## DIRECTIONS
Print, word for word, every line from the beginning of the listing up to and including the line with "gly_D8 = [6.5, 30.3, 15.6, 42.8, 46.8, 19.0]". Pictures are to be excluded.
========================
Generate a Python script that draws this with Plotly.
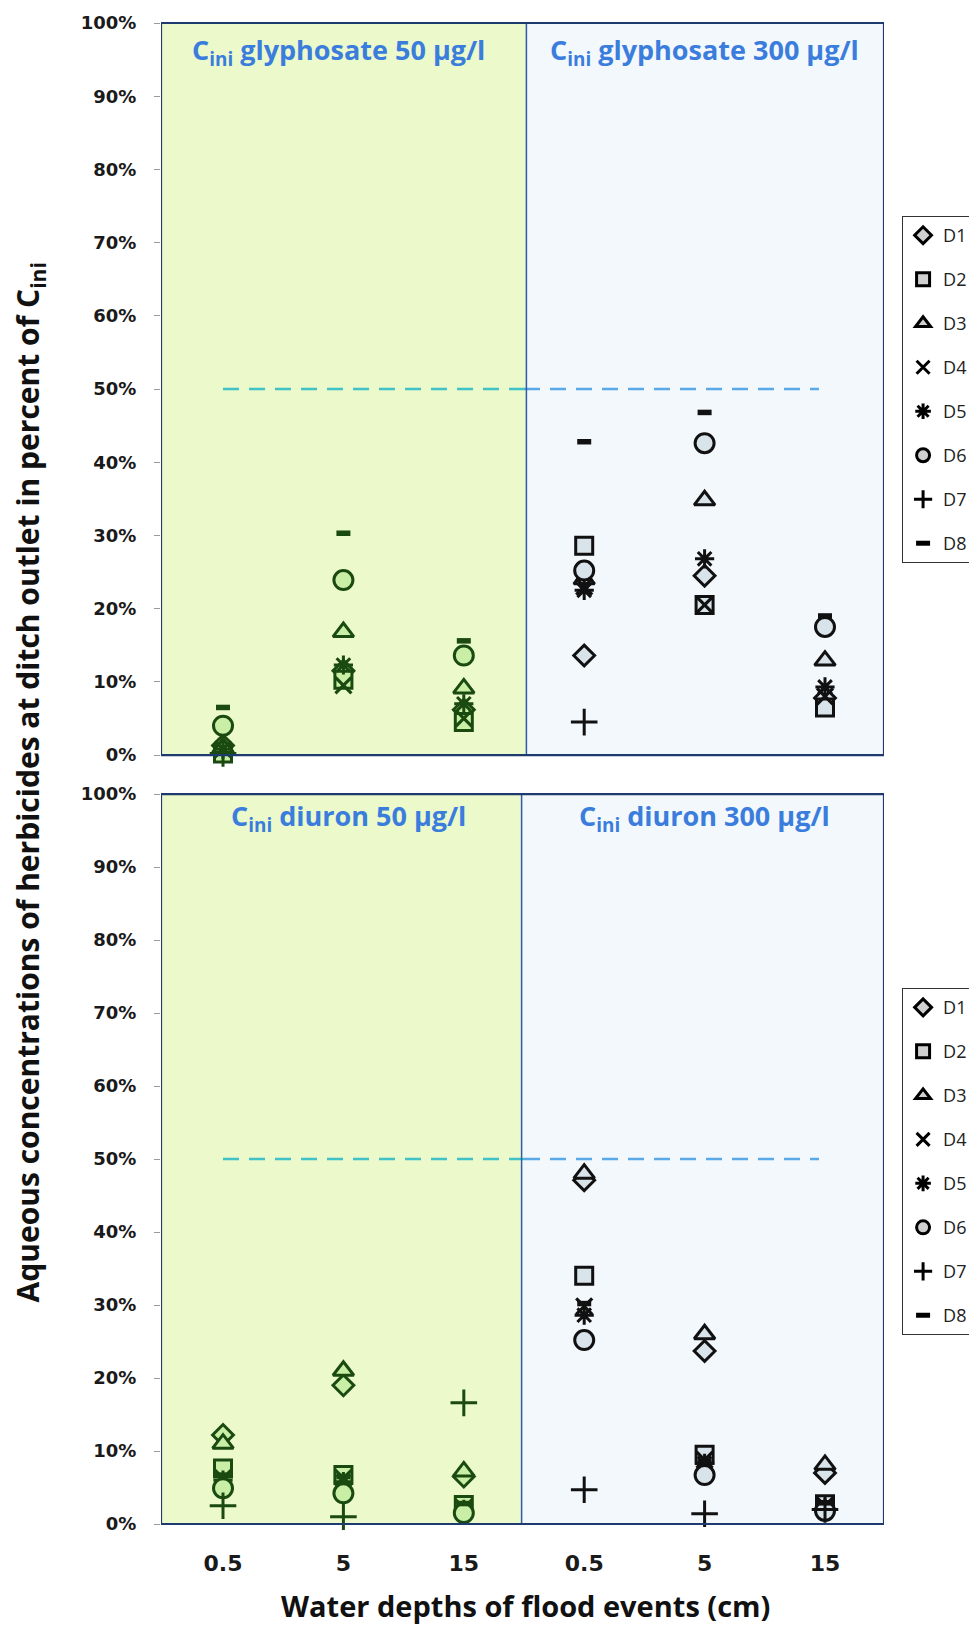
import plotly.graph_objects as go

# ---------------- data ----------------
depth_labels = ["0.5", "5", "15", "0.5", "5", "15"]
series_names = ["D1", "D2", "D3", "D4", "D5", "D6", "D7", "D8"]

# glyphosate (left 3 = Cini 50 µg/l, right 3 = Cini 300 µg/l), % of Cini
gly_D1 = [1.3, 11.5, 6.2, 13.6, 24.5, 7.8]
gly_D2 = [0.2, 10.3, 4.5, 28.6, 20.5, 6.5]
gly_D3 = [1.0, 16.8, 9.1, 24.0, 34.8, 12.9]
gly_D4 = [0.8, 9.5, 5.0, 23.0, 20.5, 8.0]
gly_D5 = [0.8, 12.3, 7.0, 22.5, 26.8, 9.3]
gly_D6 = [4.0, 23.9, 13.6, 25.2, 42.6, 17.5]
gly_D7 = [0.2, None, None, 4.5, None, None]
gly_D8 = [6.5, 30.3, 15.6, 42.8, 46.8, 19.0]

# diuron
diu_D1 = [12.2, 19.0, 6.5, 47.1, 23.7, 7.0]
diu_D2 = [7.6, 6.7, 2.6, 34.0, 9.5, 2.7]
diu_D3 = [11.0, 21.0, 7.2, 48.0, 26.0, 8.1]
diu_D4 = [6.3, 6.3, 2.2, 29.8, 8.8, 2.5]
diu_D5 = [6.0, 5.8, 2.0, 28.6, 8.3, 2.2]
diu_D6 = [4.9, 4.2, 1.5, 25.2, 6.7, 1.8]
diu_D7 = [2.5, 1.0, 16.6, 4.7, 1.4, 2.0]
diu_D8 = [6.7, 6.5, 2.8, 30.2, 8.5, 2.9]

gly = [gly_D1, gly_D2, gly_D3, gly_D4, gly_D5, gly_D6, gly_D7, gly_D8]
diu = [diu_D1, diu_D2, diu_D3, diu_D4, diu_D5, diu_D6, diu_D7, diu_D8]

threshold = 50
y_ticks = [0, 10, 20, 30, 40, 50, 60, 70, 80, 90, 100]

# ---------------- styles ----------------
symbols = ["diamond", "square", "triangle-up", "x-thin", "asterisk",
           "circle", "cross-thin", "line-ew"]
sizes = [16, 17, 18, 16, 16, 19, 19, 10]
lwidths = [3, 3, 3, 3.2, 3, 3, 3, 5.5]

green_line = "#1B4A10"
green_fill = "#C9EFA6"
black_line = "#111111"
grey_fill = "#D9E3EA"
line_cols = [green_line] * 3 + [black_line] * 3
fill_cols = [green_fill] * 3 + [grey_fill] * 3

xs = list(range(len(depth_labels)))

fig = go.Figure()

for panel, (data, yax, leg) in enumerate([(gly, "y", "legend"), (diu, "y2", "legend2")]):
    xa = "x" if panel == 0 else "x2"
    for i, name in enumerate(series_names):
        fig.add_trace(go.Scatter(
            x=xs, y=data[i], mode="markers", name=name, xaxis=xa, yaxis=yax,
            showlegend=False,
            marker=dict(symbol=symbols[i], size=sizes[i], color=fill_cols,
                        line=dict(color=line_cols, width=lwidths[i])),
            cliponaxis=False,
        ))
    # legend-only traces
    for i, name in enumerate(series_names):
        fig.add_trace(go.Scatter(
            x=[None], y=[None], mode="markers", name=name, xaxis=xa, yaxis=yax,
            legend=leg, legendgroup=f"{leg}{name}",
            marker=dict(symbol=symbols[i], size=min(sizes[i], 13), color="#D0D0D0",
                        line=dict(color="#000000", width=3 if i != 7 else 5)),
        ))

# 50 % dashed reference lines
for xa, ya in [("x", "y"), ("x2", "y2")]:
    fig.add_trace(go.Scatter(x=[0, 2.5], y=[threshold, threshold], mode="lines",
                             xaxis=xa, yaxis=ya, showlegend=False, hoverinfo="skip",
                             line=dict(color="#3FC3C6", width=2.5, dash="16px,10px")))
    fig.add_trace(go.Scatter(x=[2.5, 4.95], y=[threshold, threshold], mode="lines",
                             xaxis=xa, yaxis=ya, showlegend=False, hoverinfo="skip",
                             line=dict(color="#5AA9E6", width=2.5, dash="16px,10px")))

# background halves & borders
shapes = []
for xref, yref, div in [("x", "y domain", 2.52), ("x2", "y2 domain", 2.48)]:
    shapes.append(dict(type="rect", xref=xref, yref=yref, x0=-0.515, x1=div, y0=0, y1=1,
                       fillcolor="#EBF9CB", line=dict(width=0), layer="below"))
    shapes.append(dict(type="rect", xref=xref, yref=yref, x0=div, x1=5.49, y0=0, y1=1,
                       fillcolor="#F3F8FC", line=dict(width=0), layer="below"))
    shapes.append(dict(type="line", xref=xref, yref=yref, x0=div, x1=div, y0=0, y1=1,
                       line=dict(color="#2E5AA8", width=1.5)))
    shapes.append(dict(type="rect", xref=xref, yref=yref, x0=-0.515, x1=5.49, y0=0, y1=1,
                       line=dict(color="#1F3A6E", width=2.2)))

title_font = dict(family="Open Sans", size=27, color="#3B7DDD", weight="bold")
annotations = [
    dict(text="C<sub>ini</sub> glyphosate 50 µg/l", x=0.96, y=0.9807, xref="x", yref="paper",
         xanchor="center", yanchor="middle", showarrow=False, font=title_font),
    dict(text="C<sub>ini</sub> glyphosate 300 µg/l", x=4.0, y=0.9807, xref="x", yref="paper",
         xanchor="center", yanchor="middle", showarrow=False, font=title_font),
    dict(text="C<sub>ini</sub> diuron 50 µg/l", x=1.04, y=0.4704, xref="x2", yref="paper",
         xanchor="center", yanchor="middle", showarrow=False, font=title_font),
    dict(text="C<sub>ini</sub> diuron 300 µg/l", x=4.0, y=0.4704, xref="x2", yref="paper",
         xanchor="center", yanchor="middle", showarrow=False, font=title_font),
    dict(text="Aqueous concentrations of herbicides at ditch outlet in percent of C<sub>ini</sub>",
         x=-0.1826, y=0.494, xref="paper", yref="paper", textangle=-90, showarrow=False,
         xanchor="center", yanchor="middle",
         font=dict(family="Open Sans", size=30, color="#111111", weight="bold")),
    dict(text="Water depths of flood events (cm)", x=0.504, y=-0.0546, xref="paper", yref="paper",
         xanchor="center", yanchor="middle", showarrow=False,
         font=dict(family="Open Sans", size=29, color="#111111", weight="bold")),
]

tick_font = dict(family="DejaVu Sans", size=18, color="#1a1a1a", weight="bold")
yaxis_common = dict(range=[0, 100], tickvals=y_ticks, ticktext=[f"{v}%" for v in y_ticks],
                    showgrid=False, zeroline=False, ticks="outside", ticklen=6,
                    tickcolor="#9a9a9a", tickfont=tick_font, ticklabelstandoff=14,
                    showline=False, fixedrange=True)
xaxis_common = dict(range=[-0.515, 5.49], showgrid=False, zeroline=False, showline=False,
                    tickvals=xs, ticktext=depth_labels)

legend_common = dict(xref="paper", yref="paper", x=1.025, xanchor="left", yanchor="top",
                     bgcolor="white", bordercolor="#333333", borderwidth=1,
                     font=dict(family="Open Sans", size=18, color="#222222"),
                     tracegroupgap=17.6, itemwidth=30)

# figure is 8px smaller than the window to compensate for the default page margin
fig.update_layout(
    width=969, height=1621,
    margin=dict(l=153, r=93, t=15, b=105, autoexpand=False),
    paper_bgcolor="white", plot_bgcolor="rgba(0,0,0,0)",
    xaxis=dict(**xaxis_common, domain=[0, 1], anchor="y", showticklabels=False, ticks=""),
    xaxis2=dict(**xaxis_common, domain=[0, 1], anchor="y2", ticks="outside", ticklen=0,
                ticklabelstandoff=20,
                tickfont=dict(family="DejaVu Sans", size=22, color="#1a1a1a", weight="bold")),
    yaxis=dict(**yaxis_common, domain=[0.5123, 1], anchor="x"),
    yaxis2=dict(**yaxis_common, domain=[0, 0.4863], anchor="x2"),
    legend=dict(**legend_common, y=0.8714),
    legend2=dict(**legend_common, y=0.357),
    shapes=shapes, annotations=annotations,
)

fig.write_html("out.html")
========================
## ANSWER TO THIS TASK
Generate a Python script that draws this with Plotly.
import plotly.graph_objects as go

# ---------------- data ----------------
depth_labels = ["0.5", "5", "15", "0.5", "5", "15"]
series_names = ["D1", "D2", "D3", "D4", "D5", "D6", "D7", "D8"]

# glyphosate (left 3 = Cini 50 µg/l, right 3 = Cini 300 µg/l), % of Cini
gly_D1 = [1.3, 11.5, 6.2, 13.6, 24.5, 7.8]
gly_D2 = [0.2, 10.3, 4.5, 28.6, 20.5, 6.5]
gly_D3 = [1.0, 16.8, 9.1, 24.0, 34.8, 12.9]
gly_D4 = [0.8, 9.5, 5.0, 23.0, 20.5, 8.0]
gly_D5 = [0.8, 12.3, 7.0, 22.5, 26.8, 9.3]
gly_D6 = [4.0, 23.9, 13.6, 25.2, 42.6, 17.5]
gly_D7 = [0.2, None, None, 4.5, None, None]
gly_D8 = [6.5, 30.3, 15.6, 42.8, 46.8, 19.0]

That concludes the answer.